## start INFORMATION PROVIDED

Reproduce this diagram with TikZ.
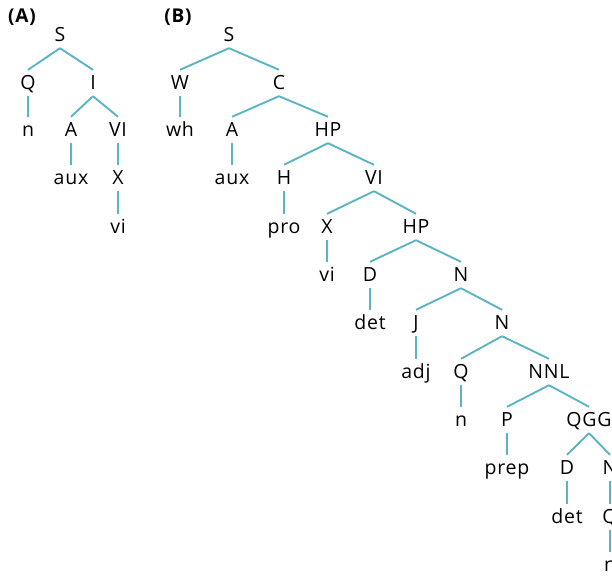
\documentclass[tikz,border=0pt]{standalone}
\usepackage{fontspec}
\setmainfont{Open Sans}[LetterSpace=4]
\begin{document}
\begin{tikzpicture}[x=1pt,y=-1pt,
  tn/.style={inner sep=0pt, text height=13pt, text depth=0pt, minimum height=26pt, font=\fontsize{19.5}{22}\selectfont},
  lab/.style={inner sep=0pt, font=\fontsize{19}{22}\selectfont\bfseries},
  edge/.style={draw=teal0, line width=1.9pt}]
\definecolor{teal0}{HTML}{5AB4C3}
\useasboundingbox (0,0) rectangle (612,575);
\clip (0,0) rectangle (612,575);
\node[lab] (labA) at (22,17) {(A)};
\node[lab] (labB) at (178,17) {(B)};
% Tree A
\node[tn] (SA) at (60,35) {S};
\node[tn] (QA) at (28,83) {Q};
\node[tn] (IA) at (93,83) {I};
\node[tn] (nA) at (28,130) {n};
\node[tn] (AA) at (71,130) {A};
\node[tn] (VIA) at (118,130) {VI};
\node[tn] (auxA) at (71,178) {aux};
\node[tn] (XA) at (118,178) {X};
\node[tn] (viA) at (118,227) {vi};
\foreach \a/\b in {SA/QA,SA/IA,QA/nA,IA/AA,IA/VIA,AA/auxA,VIA/XA,XA/viA}
  \draw[edge] (\a.south) -- (\b.north);
% Tree B
\node[tn] (SB) at (229,35) {S};
\node[tn] (WB) at (180,83) {W};
\node[tn] (CB) at (279,83) {C};
\node[tn] (whB) at (180,130) {wh};
\node[tn] (AB) at (232,130) {A};
\node[tn] (HPB) at (328,130) {HP};
\node[tn] (auxB) at (232,178) {aux};
\node[tn] (HB) at (284,178) {H};
\node[tn] (VIB) at (374,178) {VI};
\node[tn] (proB) at (284,227) {pro};
\node[tn] (XB) at (327,227) {X};
\node[tn] (HPC) at (416,227) {HP};
\node[tn] (viB) at (327,275) {vi};
\node[tn] (DB) at (370,275) {D};
\node[tn] (NB) at (461,275) {N};
\node[tn] (detB) at (370,323) {det};
\node[tn] (JB) at (416,323) {J};
\node[tn] (NC) at (502,323) {N};
\node[tn] (adjB) at (416,372) {adj};
\node[tn] (QB) at (461,372) {Q};
\node[tn] (NNL) at (549,372) {NNL};
\node[tn] (nB) at (461,420) {n};
\node[tn] (PB) at (507,420) {P};
\node[tn] (QGG) at (589,420) {QGG};
\node[tn] (prepB) at (507,468) {prep};
\node[tn] (DC) at (567,468) {D};
\node[tn] (ND) at (610,468) {N};
\node[tn] (detC) at (567,517) {det};
\node[tn] (QC) at (610,517) {Q};
\node[tn] (nC) at (610,565) {n};
\foreach \a/\b in {SB/WB,SB/CB,WB/whB,CB/AB,CB/HPB,AB/auxB,HPB/HB,HPB/VIB,HB/proB,VIB/XB,VIB/HPC,XB/viB,HPC/DB,HPC/NB,DB/detB,NB/JB,NB/NC,JB/adjB,NC/QB,NC/NNL,QB/nB,NNL/PB,NNL/QGG,PB/prepB,QGG/DC,QGG/ND,DC/detC,ND/QC,QC/nC}
  \draw[edge] (\a.south) -- (\b.north);
\end{tikzpicture}
\end{document}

## end INFORMATION PROVIDED

### WHAT IS BEING ASKED
Exactly as written, return every line of the listing, but not the pictures.

### ANSWER TO THE TASK
Reproduce this diagram with TikZ.
\documentclass[tikz,border=0pt]{standalone}
\usepackage{fontspec}
\setmainfont{Open Sans}[LetterSpace=4]
\begin{document}
\begin{tikzpicture}[x=1pt,y=-1pt,
  tn/.style={inner sep=0pt, text height=13pt, text depth=0pt, minimum height=26pt, font=\fontsize{19.5}{22}\selectfont},
  lab/.style={inner sep=0pt, font=\fontsize{19}{22}\selectfont\bfseries},
  edge/.style={draw=teal0, line width=1.9pt}]
\definecolor{teal0}{HTML}{5AB4C3}
\useasboundingbox (0,0) rectangle (612,575);
\clip (0,0) rectangle (612,575);
\node[lab] (labA) at (22,17) {(A)};
\node[lab] (labB) at (178,17) {(B)};
% Tree A
\node[tn] (SA) at (60,35) {S};
\node[tn] (QA) at (28,83) {Q};
\node[tn] (IA) at (93,83) {I};
\node[tn] (nA) at (28,130) {n};
\node[tn] (AA) at (71,130) {A};
\node[tn] (VIA) at (118,130) {VI};
\node[tn] (auxA) at (71,178) {aux};
\node[tn] (XA) at (118,178) {X};
\node[tn] (viA) at (118,227) {vi};
\foreach \a/\b in {SA/QA,SA/IA,QA/nA,IA/AA,IA/VIA,AA/auxA,VIA/XA,XA/viA}
  \draw[edge] (\a.south) -- (\b.north);
% Tree B
\node[tn] (SB) at (229,35) {S};
\node[tn] (WB) at (180,83) {W};
\node[tn] (CB) at (279,83) {C};
\node[tn] (whB) at (180,130) {wh};
\node[tn] (AB) at (232,130) {A};
\node[tn] (HPB) at (328,130) {HP};
\node[tn] (auxB) at (232,178) {aux};
\node[tn] (HB) at (284,178) {H};
\node[tn] (VIB) at (374,178) {VI};
\node[tn] (proB) at (284,227) {pro};
\node[tn] (XB) at (327,227) {X};
\node[tn] (HPC) at (416,227) {HP};
\node[tn] (viB) at (327,275) {vi};
\node[tn] (DB) at (370,275) {D};
\node[tn] (NB) at (461,275) {N};
\node[tn] (detB) at (370,323) {det};
\node[tn] (JB) at (416,323) {J};
\node[tn] (NC) at (502,323) {N};
\node[tn] (adjB) at (416,372) {adj};
\node[tn] (QB) at (461,372) {Q};
\node[tn] (NNL) at (549,372) {NNL};
\node[tn] (nB) at (461,420) {n};
\node[tn] (PB) at (507,420) {P};
\node[tn] (QGG) at (589,420) {QGG};
\node[tn] (prepB) at (507,468) {prep};
\node[tn] (DC) at (567,468) {D};
\node[tn] (ND) at (610,468) {N};
\node[tn] (detC) at (567,517) {det};
\node[tn] (QC) at (610,517) {Q};
\node[tn] (nC) at (610,565) {n};
\foreach \a/\b in {SB/WB,SB/CB,WB/whB,CB/AB,CB/HPB,AB/auxB,HPB/HB,HPB/VIB,HB/proB,VIB/XB,VIB/HPC,XB/viB,HPC/DB,HPC/NB,DB/detB,NB/JB,NB/NC,JB/adjB,NC/QB,NC/NNL,QB/nB,NNL/PB,NNL/QGG,PB/prepB,QGG/DC,QGG/ND,DC/detC,ND/QC,QC/nC}
  \draw[edge] (\a.south) -- (\b.north);
\end{tikzpicture}
\end{document}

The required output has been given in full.